Infatti la pesca a strascico prevede il trascinamento di una vasta rete sul fondo del mare, al fine di massimizzare la cattura di pesce. Tuttavia, nonostante esistano diversi tipi di rete, come la sogliolara, impiegata per la cattura di sogliole, razze e molluschi, o la gangamella, utilizzata per i crostacei, la non selettività del metodo fa sì che la rete trascini via tutto ciò che entra nel suo raggio. Perciò diventa un pericolo non solo per i pesci commerciabili ma anche per altre specie, piante marine e numerosi organismi che, sebbene non siano commestibili, sono essenziali per l’equilibrio dell’ecosistema del mare.

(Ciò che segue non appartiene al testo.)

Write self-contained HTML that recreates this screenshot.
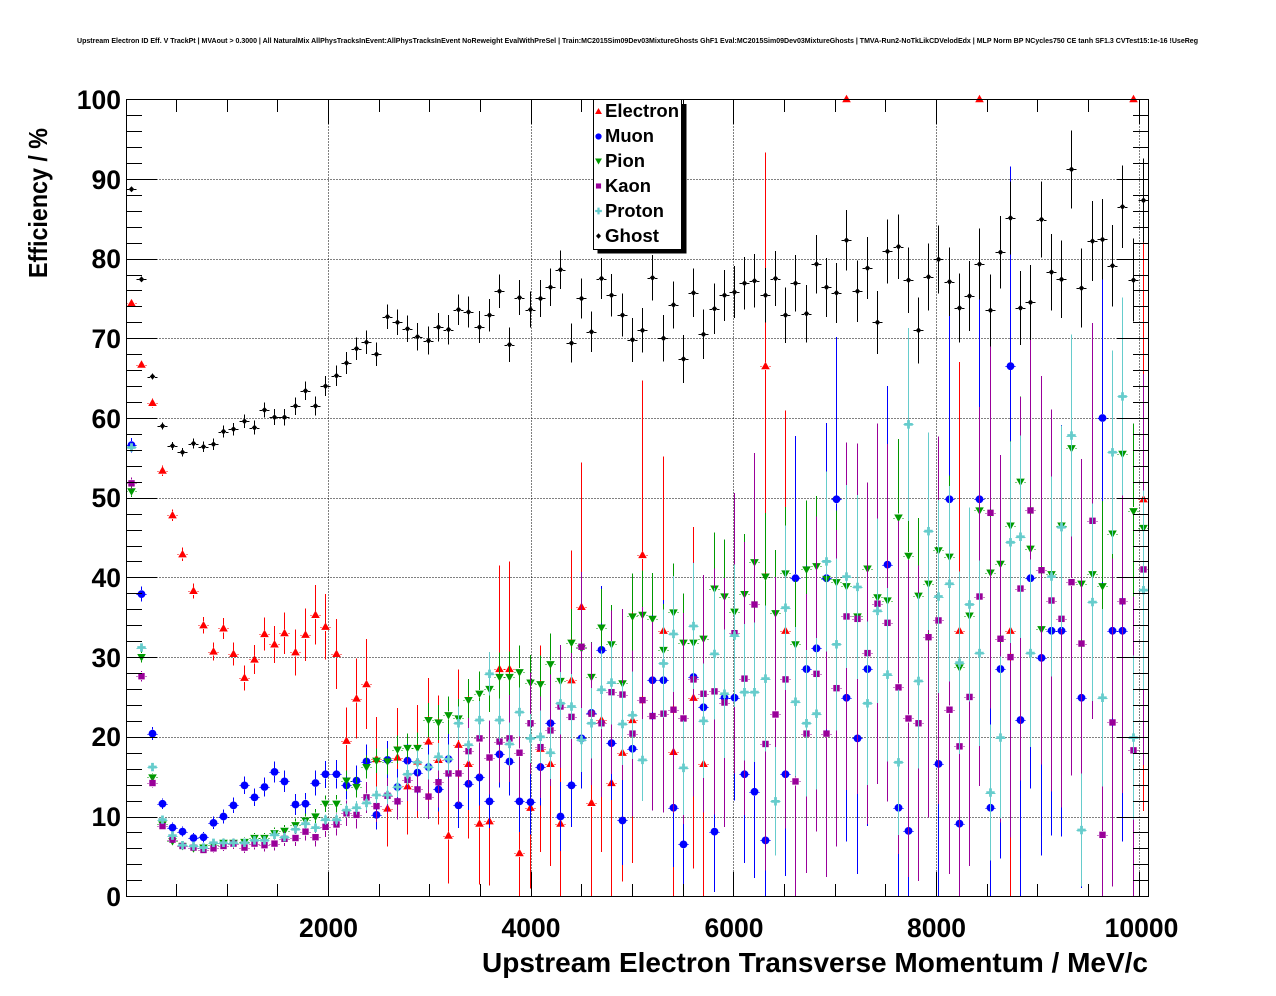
<!DOCTYPE html>
<html><head><meta charset="utf-8">
<style>
html,body{margin:0;padding:0;background:#fff;overflow:hidden;}
svg{display:block;}
text{font-family:"Liberation Sans",Arial,Helvetica,sans-serif;font-weight:bold;fill:#000;}
</style></head>
<body>
<svg id="s" width="1276" height="996" viewBox="0 0 1276 996" xmlns="http://www.w3.org/2000/svg">
<rect x="0" y="0" width="1276" height="996" fill="#fff"/>
<g id="grid" shape-rendering="crispEdges"></g>
<g id="data"></g>
<rect x="126.5" y="99.5" width="1022" height="797" fill="none" stroke="#000" stroke-width="1" shape-rendering="crispEdges"/>
<g id="ticks" shape-rendering="crispEdges"></g>

<text x="637.5" y="43" font-size="7" text-anchor="middle" textLength="1121" lengthAdjust="spacingAndGlyphs">Upstream Electron ID Eff. V TrackPt | MVAout &gt; 0.3000 | All NaturalMix AllPhysTracksInEvent:AllPhysTracksInEvent NoReweight EvalWithPreSel | Train:MC2015Sim09Dev03MixtureGhosts GhF1 Eval:MC2015Sim09Dev03MixtureGhosts | TMVA-Run2-NoTkLikCDVelodEdx | MLP Norm BP NCycles750 CE tanh SF1.3 CVTest15:1e-16 !UseReg</text>

<g font-size="26.5" text-anchor="end">
<text x="121" y="906">0</text>
<text x="121" y="826">10</text>
<text x="121" y="746">20</text>
<text x="121" y="667">30</text>
<text x="121" y="587">40</text>
<text x="121" y="507">50</text>
<text x="121" y="428">60</text>
<text x="121" y="348">70</text>
<text x="121" y="268">80</text>
<text x="121" y="189">90</text>
<text x="121" y="109">100</text>
</g>
<g font-size="26.5" text-anchor="middle">
<text x="328.5" y="937">2000</text>
<text x="531" y="937">4000</text>
<text x="734" y="937">6000</text>
<text x="936.5" y="937">8000</text>
<text x="1141.5" y="937">10000</text>
</g>
<text x="1148" y="972" font-size="28" text-anchor="end" textLength="666" lengthAdjust="spacingAndGlyphs">Upstream Electron Transverse Momentum / MeV/c</text>
<text transform="translate(47,278) rotate(-90)" font-size="26" textLength="150" lengthAdjust="spacingAndGlyphs">Efficiency / %</text>

<g id="legend">
<rect x="597.5" y="104" width="89" height="149.5" fill="#000"/>
<rect x="593.5" y="99.5" width="88" height="150" fill="#fff" stroke="#000" stroke-width="1" shape-rendering="crispEdges"/>
<g id="legm"></g>
<g font-size="18.5">
<text x="605" y="117" textLength="74" lengthAdjust="spacingAndGlyphs">Electron</text>
<text x="605" y="142" textLength="49" lengthAdjust="spacingAndGlyphs">Muon</text>
<text x="605" y="167" textLength="40" lengthAdjust="spacingAndGlyphs">Pion</text>
<text x="605" y="192" textLength="46" lengthAdjust="spacingAndGlyphs">Kaon</text>
<text x="605" y="217" textLength="59" lengthAdjust="spacingAndGlyphs">Proton</text>
<text x="605" y="242" textLength="54" lengthAdjust="spacingAndGlyphs">Ghost</text>
</g>
</g>
</svg>
<script>
(function(){
const NS="http://www.w3.org/2000/svg";
function el(tag,attrs,parent){const e=document.createElementNS(NS,tag);for(const k in attrs)e.setAttribute(k,attrs[k]);parent.appendChild(e);return e;}
const GD=document.getElementById("data"), GG=document.getElementById("grid"), GT=document.getElementById("ticks"), GL=document.getElementById("legm");
function X(i){return 131.7+10.218*i;}
function Y(v){return 896.2-7.97*v;}
function Xv(v){return 125.5+0.1013*v;}
function seg(p,x1,y1,x2,y2,c,extra){const a={x1:x1,y1:y1,x2:x2,y2:y2,stroke:c,"stroke-width":1};if(extra)for(const k in extra)a[k]=extra[k];el("line",a,p);}

// grid
[2000,4000,6000,8000,10000].forEach(v=>{const x=Math.round(Xv(v))+0.5;seg(GG,x,99.5,x,896.5,"#000",{"stroke-dasharray":"1,2"});});
for(let v=10;v<=90;v+=10){const y=Math.round(Y(v))+0.5;seg(GG,126.5,y,1148.5,y,"#000",{"stroke-dasharray":"1,2"});}
// x ticks
for(let v=500;v<=10000;v+=500){const x=Math.round(Xv(v))+0.5;const maj=(v%2000===0);const L=maj?24.5:12.5;
 seg(GT,x,896.5,x,896.5-L,"#000");seg(GT,x,99.5,x,99.5+L,"#000");}
// y ticks
for(let v=0;v<=100;v+=2){const y=(v===0)?896.5:(v===100?99.5:Math.round(Y(v))+0.5);const maj=(v%10===0);const L=maj?31:15.5;
 seg(GT,126.5,y,126.5+L,y,"#000");seg(GT,1148.5,y,1148.5-L,y,"#000");}

function marker(p,type,x,y,c,s){
 s=s||1;
 if(type==="tu") el("polygon",{points:`${x},${y-4.4*s} ${x-4.3*s},${y+3.1*s} ${x+4.3*s},${y+3.1*s}`,fill:c},p);
 else if(type==="td") el("polygon",{points:`${x},${y+4.4*s} ${x-4.3*s},${y-3.1*s} ${x+4.3*s},${y-3.1*s}`,fill:c},p);
 else if(type==="ci") el("circle",{cx:x,cy:y,r:3.9*s,fill:c},p);
 else if(type==="sq") el("rect",{x:x-3.2*s,y:y-3.2*s,width:6.4*s,height:6.4*s,fill:c},p);
 else if(type==="cr") el("polygon",{points:`${x-1.4*s},${y-4.2*s} ${x+1.4*s},${y-4.2*s} ${x+1.4*s},${y-1.4*s} ${x+4.2*s},${y-1.4*s} ${x+4.2*s},${y+1.4*s} ${x+1.4*s},${y+1.4*s} ${x+1.4*s},${y+4.2*s} ${x-1.4*s},${y+4.2*s} ${x-1.4*s},${y+1.4*s} ${x-4.2*s},${y+1.4*s} ${x-4.2*s},${y-1.4*s} ${x-1.4*s},${y-1.4*s}`,fill:c},p);
 else if(type==="di") el("polygon",{points:`${x},${y-3*s} ${x+2.8*s},${y} ${x},${y+3*s} ${x-2.8*s},${y}`,fill:c},p);
}
const n=null;
const E=[74.4,66.7,61.9,53.4,47.8,42.9,38.3,34.0,30.7,33.6,30.4,27.4,29.7,32.9,31.6,33.0,30.6,32.8,35.3,33.8,
30.4,19.5,24.8,26.6,17.2,11.0,17.4,13.8,16.9,19.4,17.1,7.6,19.0,16.6,9.1,9.4,28.5,28.5,5.4,11.1,
18.5,16.6,9.1,27.1,36.3,11.7,22.1,14.2,18.0,22.1,42.8,n,33.3,18.1,n,24.9,16.6,n,n,n,
n,n,66.5,n,33.3,n,n,n,n,n,100,n,n,n,n,n,n,n,n,n,
n,33.3,n,100,n,n,33.3,n,n,n,n,n,n,n,n,n,n,n,100,49.8];
const M=[56.6,37.9,20.4,11.6,8.6,8.1,7.3,7.4,9.2,10.0,11.4,13.9,12.4,13.7,15.6,14.4,11.5,11.6,14.2,15.3,
15.3,13.9,14.5,16.9,10.2,17.1,13.7,17.0,15.5,16.2,13.4,17.2,11.4,14.1,14.9,11.9,17.8,16.9,11.9,11.8,
16.2,21.7,10.0,13.9,19.8,23.0,30.9,19.2,9.5,18.5,n,27.1,27.1,11.1,6.5,27.5,23.7,8.1,24.9,24.9,
15.3,13.1,7.0,n,15.3,39.9,28.5,31.1,39.9,49.8,24.9,19.8,28.5,n,41.6,11.1,8.2,n,n,16.6,
49.8,9.1,n,49.8,11.1,28.5,66.5,22.1,39.9,29.9,33.3,33.3,n,24.9,n,60.0,33.3,33.3,n,n];
const P=[50.8,30.0,14.9,9.0,6.9,6.3,6.0,6.1,6.4,6.7,6.7,6.8,7.3,7.3,7.9,8.2,8.9,9.5,10.0,11.6,
11.6,14.5,13.7,16.2,17.0,16.9,18.4,18.6,18.6,22.1,21.8,22.7,22.3,24.6,25.4,26.0,27.5,27.5,28.1,26.8,
26.6,29.1,27.0,31.8,31.1,27.5,33.7,31.6,26.7,35.1,35.3,34.8,30.9,35.6,31.8,31.8,32.3,38.6,37.6,35.7,
37.9,41.9,40.1,35.5,40.5,31.6,41.0,41.4,39.8,39.4,38.9,35.1,41.1,37.5,37.1,47.5,42.7,37.7,39.2,43.4,
42.6,28.7,35.2,48.4,40.6,41.7,46.5,52.0,43.6,33.5,40.4,46.5,56.2,39.2,40.4,38.9,45.5,55.5,48.3,46.2];
const K=[51.8,27.6,14.2,8.8,7.1,6.3,6.1,5.8,6.0,6.3,6.6,6.1,6.6,6.4,6.6,7.2,7.3,8.1,7.4,8.7,
9.0,10.4,10.2,12.4,11.3,12.6,11.9,14.6,13.4,12.5,14.3,15.4,15.4,18.2,19.8,17.4,19.4,19.8,18.0,21.7,
18.7,20.8,23.8,22.5,31.3,22.9,21.7,25.6,25.3,20.4,24.6,22.6,22.9,23.4,22.3,27.2,25.4,25.7,24.3,33.0,
27.3,36.6,19.1,22.8,27.2,14.4,20.4,27.9,20.4,26.1,35.1,34.8,30.5,36.7,34.3,26.2,22.3,21.7,32.5,34.6,
23.4,18.8,25.0,37.6,48.1,32.3,30.0,38.6,48.4,40.9,37.1,34.8,39.4,31.7,47.1,7.7,21.8,37.0,18.3,41.0];
const PR=[56.3,31.2,16.2,9.6,7.6,6.4,6.3,6.1,6.7,6.7,6.7,6.7,7.0,7.0,7.7,7.4,8.4,9.1,8.6,9.6,
9.6,10.8,11.1,11.7,12.7,12.7,13.7,15.3,16.8,16.2,17.5,17.2,21.7,19.0,22.1,27.9,22.1,19.1,23.1,19.8,
20.0,18.0,24.2,23.8,19.6,21.7,25.9,26.8,21.6,22.7,17.1,n,29.2,32.9,16.1,33.9,22.0,30.4,25.4,32.7,
25.6,25.6,27.3,11.9,36.2,24.4,21.7,22.9,42.0,31.6,40.1,38.8,24.2,35.8,27.8,16.8,59.2,27.0,45.8,37.6,
39.2,29.3,36.6,30.5,13.0,19.9,44.4,45.1,30.5,n,40.1,46.3,57.8,8.3,36.9,24.9,55.7,62.7,19.9,38.4];
const GH=[88.7,77.4,65.2,59.0,56.5,55.7,56.8,56.4,56.7,58.3,58.6,59.6,58.8,61.0,60.1,60.1,61.5,63.4,61.5,64.0,
65.3,66.9,68.7,69.5,68.0,72.7,72.0,71.2,70.2,69.7,71.4,71.1,73.6,73.3,71.4,72.9,75.9,69.2,75.1,73.6,
75.0,76.4,78.6,69.4,75.0,70.8,77.5,75.4,72.9,69.8,71.0,77.6,70.0,74.2,67.4,75.7,70.5,73.7,75.4,75.8,
76.9,77.2,75.4,77.5,72.9,76.9,73.1,79.3,76.4,75.7,82.3,75.9,78.8,72.0,80.9,81.5,77.3,71.0,77.7,79.9,
77.1,73.8,75.3,79.3,73.5,80.8,85.1,73.8,74.5,84.9,78.3,77.4,91.2,76.3,82.2,82.4,79.1,86.5,77.3,87.3];

function binErr(v,N){const p=v/100;const q=p*(1-p);if(q<=0)return 0;return 100*Math.sqrt(q/N);}
const series=[
 {d:E,c:"#ff0000",m:"tu",g:4,err:(v,i)=>binErr(v,12000*Math.exp(-i/4)+100*Math.exp(-i/15)+1.5)},
 {d:M,c:"#0000ff",m:"ci",g:4,err:(v,i)=>binErr(v,3000*Math.exp(-i/10)+3)},
 {d:P,c:"#009a00",m:"td",g:4,err:(v,i)=>binErr(v,5000*Math.exp(-i/11)+20)},
 {d:K,c:"#990099",m:"sq",g:4,err:(v,i)=>binErr(v,5000*Math.exp(-i/8)+4)},
 {d:PR,c:"#66cccc",m:"cr",g:4,err:(v,i)=>binErr(v,20000*Math.exp(-i/8)+15)},
 {d:GH,c:"#000000",m:"di",g:2.5,err:(v,i)=>0.3+0.05*i}
];
series.forEach(s=>{
 const grp=el("g",{},GD);
 const bars=el("g",{"shape-rendering":"crispEdges"},grp);
 const mk=el("g",{},grp);
 s.d.forEach((v,i)=>{
  if(v===null||v===undefined)return;
  const x=Math.floor(X(i))+0.5;
  const y=Y(v);
  const yr=Math.round(y)+0.5;
  const g=s.g;
  seg(bars,x-5.1,yr,x-g,yr,s.c);
  seg(bars,x+g,yr,x+5.1,yr,s.c);
  const e=s.err(v,i);
  const hi=Math.min(100,v+e), lo=Math.max(0,v-e);
  const yh=Y(hi), yl=Y(lo);
  if(yh<y-g) seg(bars,x,yh,x,y-g,s.c);
  if(yl>y+g) seg(bars,x,y+g,x,yl,s.c);
  marker(mk,s.m,x,y,s.c,1);
 });
});
// legend markers
marker(GL,"tu",598.5,111.5,"#ff0000",0.8);
marker(GL,"ci",598.5,136.5,"#0000ff",0.8);
marker(GL,"td",598.5,161,"#009a00",0.8);
marker(GL,"sq",598.5,186,"#990099",0.8);
marker(GL,"cr",598.5,211,"#66cccc",0.8);
marker(GL,"di",598.5,236,"#000000",0.9);
})();
</script>
</body></html>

Inoltre la tecnica è utilizzata anche sui fondali a una profondità maggiore di duecento metri, dove causa un impatto ancora più negativo.
Infatti gli habitat marini profondi sono caratterizzati da una ricca biodiversità e ospitano molte specie endemiche, cioè tipiche di quella specifica area, e commercialmente importanti. Ma, rispetto alle acque poco profonde, l’impatto della pesca a strascico sugli ecosistemi dei fondali è ritenuto più grave e di lunga durata, a causa della loro minore capacità di recupero e della maggiore vulnerabilità. Le conseguenze più preoccupanti sono le riduzioni di sostanza organica e della biodiversità e un ricambio più lento del carbonio organico.

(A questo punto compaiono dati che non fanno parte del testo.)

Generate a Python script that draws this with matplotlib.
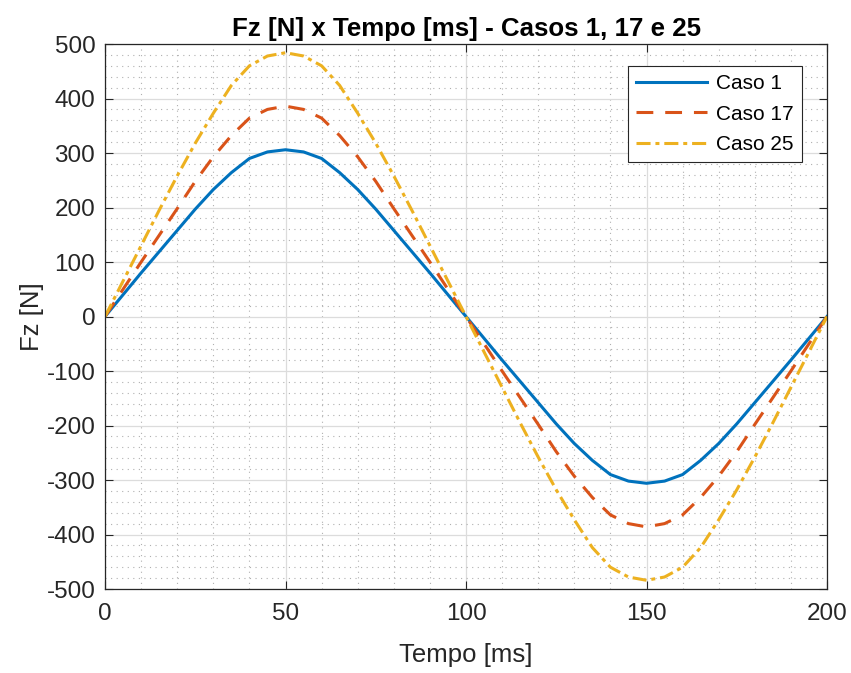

Soluzioni per salvaguardare il mare e le specie marine
Ormai da tempo si è a conoscenza dei problemi che la pesca eccessiva, in particolare la pesca a strascico, porta agli ecosistemi marini. Se la situazione non muta si stima il collasso della pesca commerciale entro il 2050.
Perciò in molti Paesi sono state adottate delle misure per arginare questo problema. In Italia, per esempio, si è deciso di vietare la pesca a strascico entro le tre miglia marine e su fondali inferiori a cinquanta metri di profondità. In Europa, invece, nel 2019, è stato approvato il divieto, dal 1° maggio al 31 luglio, di utilizzo di reti a strascico entro cento metri di profondità e la riduzione dello sforzo di pesca del 10% per tre anni.
Una soluzione alternativa è quella impiegata in Islanda. In questo Stato la pesca a strascico prevede l’utilizzo di luci colorate nelle reti e speciali griglie, che permettono di evitare la cattura accidentale di pesci più piccoli.